Introduction
Scala is a first-class citizen of the modern data stack. Whether you run Spark jobs on Databricks, build streaming pipelines with Apache Pekko or Akka, or define transformation logic using functional data processing libraries, Scala is often the language that moves and shapes data at scale.
Because Scala combines strong static typing with highly expressive functional patterns, tracing exactly which columns are read, written, and transformed across Scala pipelines requires deep static analysis. When data flows from a Scala job through a data lake into a warehouse and then into BI dashboards, traditional runtime observability tools lose visibility — turning your Scala pipelines into a black box.
Foundational connects to your existing repositories and reads your Scala code directly. It builds column-level lineage from the code itself, without requiring a running cluster or any changes to your application.
Why this framework matters in your data stack
Scala pipelines can sit anywhere in your data stack: as batch jobs that read from operational databases and write to data lakes, as Spark transformations that reshape warehouse tables, or as streaming jobs that fan data out to multiple downstream consumers.
When an upstream change occurs — such as a renamed column in a source table or a restructured case class — it can silently break downstream transformations, dashboards, and machine-learning pipelines. Data teams need a way to predict the downstream impact of these schema changes before they deploy.
Foundational CI, powered by comprehensive end-to-end lineage, thoroughly checks every pending Pull Request to ensure it doesn't disrupt downstream transformations, dashboards, ML models, and more.
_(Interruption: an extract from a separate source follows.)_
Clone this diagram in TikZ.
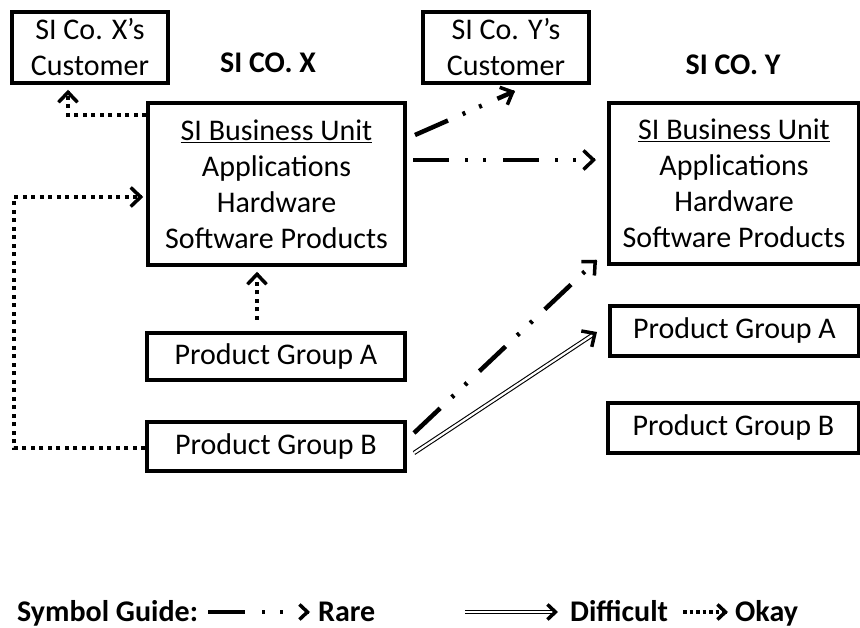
\documentclass[tikz,border=0pt]{standalone}
\usepackage{fontspec}
\setmainfont{Carlito}
\usetikzlibrary{arrows.meta,calc}
\begin{document}
\begin{tikzpicture}[x=1pt,y=-1pt,
  txt/.style={font=\fontsize{30}{36}\selectfont, align=center, inner sep=0pt},
  btxt/.style={font=\fontsize{30}{36}\selectfont\bfseries, inner sep=0pt},
  box/.style={txt, draw, line width=3.5pt, rectangle},
  tipb/.style={solid, line width=3pt, -{Straight Barb[length=10pt,width=19pt,line width=3.5pt]}},
  tips/.style={solid, line width=3pt, -{Straight Barb[length=8pt,width=15pt,line width=3.5pt]}},
  okay/.style={line width=4pt, dash pattern=on 4pt off 4.5pt},
  rare/.style={line width=4.5pt, dash pattern=on 36pt off 16pt on 3pt off 15pt on 3pt off 17pt},
  diff/.style={double, double distance=2.2pt, line width=1.1pt}
]
\useasboundingbox (0,0) rectangle (860,628);

% boxes
\node[box, minimum width=156pt, minimum height=71pt] (custX) at (90,47.5) {SI Co. X’s\\Customer};
\node[box, minimum width=166pt, minimum height=71pt] (custY) at (506,47.5) {SI Co. Y’s\\Customer};
\node[btxt] (labX) at (268,63) {SI CO. X};
\node[btxt] (labY) at (733,65) {SI CO. Y};
\node[box, minimum width=257pt, minimum height=162pt] (buX) at (276.5,184) {\underline{SI Business Unit}\\Applications\\Hardware\\Software Products};
\node[box, minimum width=250pt, minimum height=161pt] (buY) at (734,183.5) {\underline{SI Business Unit}\\Applications\\Hardware\\Software Products};
\node[box, minimum width=258pt, minimum height=47pt] (pgaX) at (276,356.5) {Product Group A};
\node[box, minimum width=258pt, minimum height=49pt] (pgbX) at (276,446.5) {Product Group B};
\node[box, minimum width=249pt, minimum height=50pt] (pgaY) at (734.5,331) {Product Group A};
\node[box, minimum width=251pt, minimum height=50pt] (pgbY) at (733.5,428) {Product Group B};

% okay (dotted) connectors
\coordinate (c1) at (68,115);
\coordinate (c1e) at ($(c1 |- custX.south)+(0,5)$);
\draw[okay,shorten >=3pt] (buX.west |- c1) -- (c1) -- (c1e);
\draw[tipb] ($(c1e)+(0,1)$) -- (c1e);
\coordinate (c2) at (14,448);
\coordinate (c3) at (14,197);
\coordinate (c3e) at ($(buX.west |- c3)+(-3,0)$);
\draw[okay,shorten >=3pt] (pgbX.west |- c2) -- (c2) -- (c3) -- (c3e);
\draw[tipb] ($(c3e)+(-1,0)$) -- (c3e);
\coordinate (c4) at (257,320);
\coordinate (c4e) at ($(c4 |- buX.south)+(0,5)$);
\draw[okay,shorten >=3pt] (c4) -- (c4e);
\draw[tipb] ($(c4e)+(0,1)$) -- (c4e);

% rare (dash-dot) connectors
\coordinate (r1s) at (415,135);
\coordinate (r1e) at (515,91);
\draw[rare,shorten >=3pt] (r1s) -- (r1e);
\draw[tipb] ($(r1e)!1pt!(r1s)$) -- (r1e);
\coordinate (r2s) at (413,160);
\coordinate (r2e) at (596,160);
\draw[rare,shorten >=3pt] (r2s) -- (r2e);
\draw[tipb] ($(r2e)!1pt!(r2s)$) -- (r2e);
\coordinate (r3s) at (414,433);
\coordinate (r3e) at (597,260);
\draw[rare,shorten >=3pt] (r3s) -- (r3e);
\draw[tipb] ($(r3e)!1pt!(r3s)$) -- (r3e);

% difficult (double) connector
\coordinate (d1s) at (414,453);
\coordinate (d1e) at (597,332);
\draw[diff,shorten >=3pt] (d1s) -- (d1e);
\draw[tipb] ($(d1e)!3pt!(d1s)$) -- (d1e);

% legend
\node[btxt, anchor=base west] (sg) at (17,621) {Symbol Guide:};
\coordinate (l1s) at (208,612);
\coordinate (l1e) at (310,612);
\draw[line width=4pt, dash pattern=on 37pt off 17pt on 3pt off 15pt on 3pt off 30pt] (l1s) -- (l1e);
\draw[tips] ($(l1e)+(-1,0)$) -- (l1e);
\node[btxt, anchor=base west] (rare) at (318,621) {Rare};
\coordinate (l2s) at (465,612);
\coordinate (l2e) at (558,612);
\draw[diff,shorten >=3pt] (l2s) -- (l2e);
\draw[tips] ($(l2e)+(-3,0)$) -- (l2e);
\node[btxt, anchor=base west] (difficult) at (570,621) {Difficult};
\coordinate (l3s) at (683,612);
\coordinate (l3e) at (728,612);
\draw[line width=3.5pt, dash pattern=on 3.5pt off 3pt, shorten >=2pt] (l3s) -- (l3e);
\draw[tips] ($(l3e)+(-1,0)$) -- (l3e);
\node[btxt, anchor=base west] (okay) at (735,621) {Okay};
\end{tikzpicture}
\end{document}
How Foundational analyzes this framework
Foundational's code engine scans and extracts lineage straight from the Scala source code. Data teams gain full visibility into any Scala pipeline, including legacy jobs and custom transformation logic that does not rely on a standard framework.
This shift-left approach makes it possible to review data flow changes in pending Pull Requests, ensuring that any changes impacting your data stack do not lead to data incidents, pipeline disruptions, or compromises in data quality.
Foundational supports a wide range of Scala data patterns, including:
Scala Spark — DataFrame and Dataset transformations using the Spark Scala API, including
select,join,groupBy, andwithColumn
Spark SQL in Scala — SQL strings executed via
spark.sql(), analyzed for column-level read and write operations
Case classes as schema definitions — Scala case classes used to define typed DataFrame schemas, extracted to determine column names and types
Custom Scala pipelines — bespoke transformation logic that reads from and writes to data stores such as S3, HDFS, BigQuery, or Snowflake
Other Spark-based frameworks and formats — including pipelines built on Delta Lake, Apache Iceberg, and other Scala-native data processing libraries
Multi-step extraction process
Foundational uses a multi-step process to track data:
Translation to Abstract Syntax Tree (AST): Foundational translates the raw Scala code into an AST, a standardized hierarchy of the logic, transformations, and data access calls. For example:
val orders = spark.read.parquet("s3://data-lake/orders/")val summary = orders .filter(col("status") === "completed") .groupBy(col("customer_id")) .agg(sum(col("total_amount")).as("total_spend"))summary.write.mode("overwrite").saveAsTable("analytics.customer_summary")Path finding (source to sink): The engine scans the AST to map data movement. It identifies ingestion points — such as
spark.readcalls or JDBC connections — and traces data through intermediate transformations until it lands in a persistent sink such as a warehouse table or data lake path.
Ephemeral node resolution: During path finding, the code engine detects and removes ephemeral nodes such as temporary views or intermediate DataFrames. By bypassing these temporary entities, Foundational collapses the intermediary steps, resulting in a clean, accurate lineage graph that reflects the true architectural flow — for example, S3 → Spark transformation → Snowflake.
Graph construction and linking: Because a single Scala script rarely contains full schema context (for example,
spark.read.parquet(...)does not declare column names inline), Foundational merges code analysis results with schema definitions found elsewhere in your repositories or connected data systems. You see the exact columns flowing through each transformation.
Advantages of Foundational's approach
Foundational provides data teams with:
Early visibility: Shows how Scala pipeline changes impact data flows during development, seamlessly integrated into your source control — GitHub, GitLab, Azure Repos, Bitbucket, and more.
Shift-left impact analysis: Detects breaking changes in open Pull Requests before they reach production, so downstream consumers can prepare in advance.
Intelligent noise reduction: Identifies and collapses ephemeral intermediate DataFrames and temporary views. The result is a clean, actionable architectural map rather than a cluttered graph.
Reduced breakages: Prevents dashboards, ML features, transformation pipelines, and reverse ETL syncs from breaking due to upstream Scala schema changes.
Set up Scala lineage in Foundational
Setup is seamless.
Connect the repositories that contain your Scala application code. There is no need to manually annotate code, add instrumentation, or modify your pipelines.
From there, the code engine automatically identifies Scala Spark jobs, SQL strings, and case class schema definitions, extracts lineage, detects changes in Pull Requests, and evaluates downstream impact.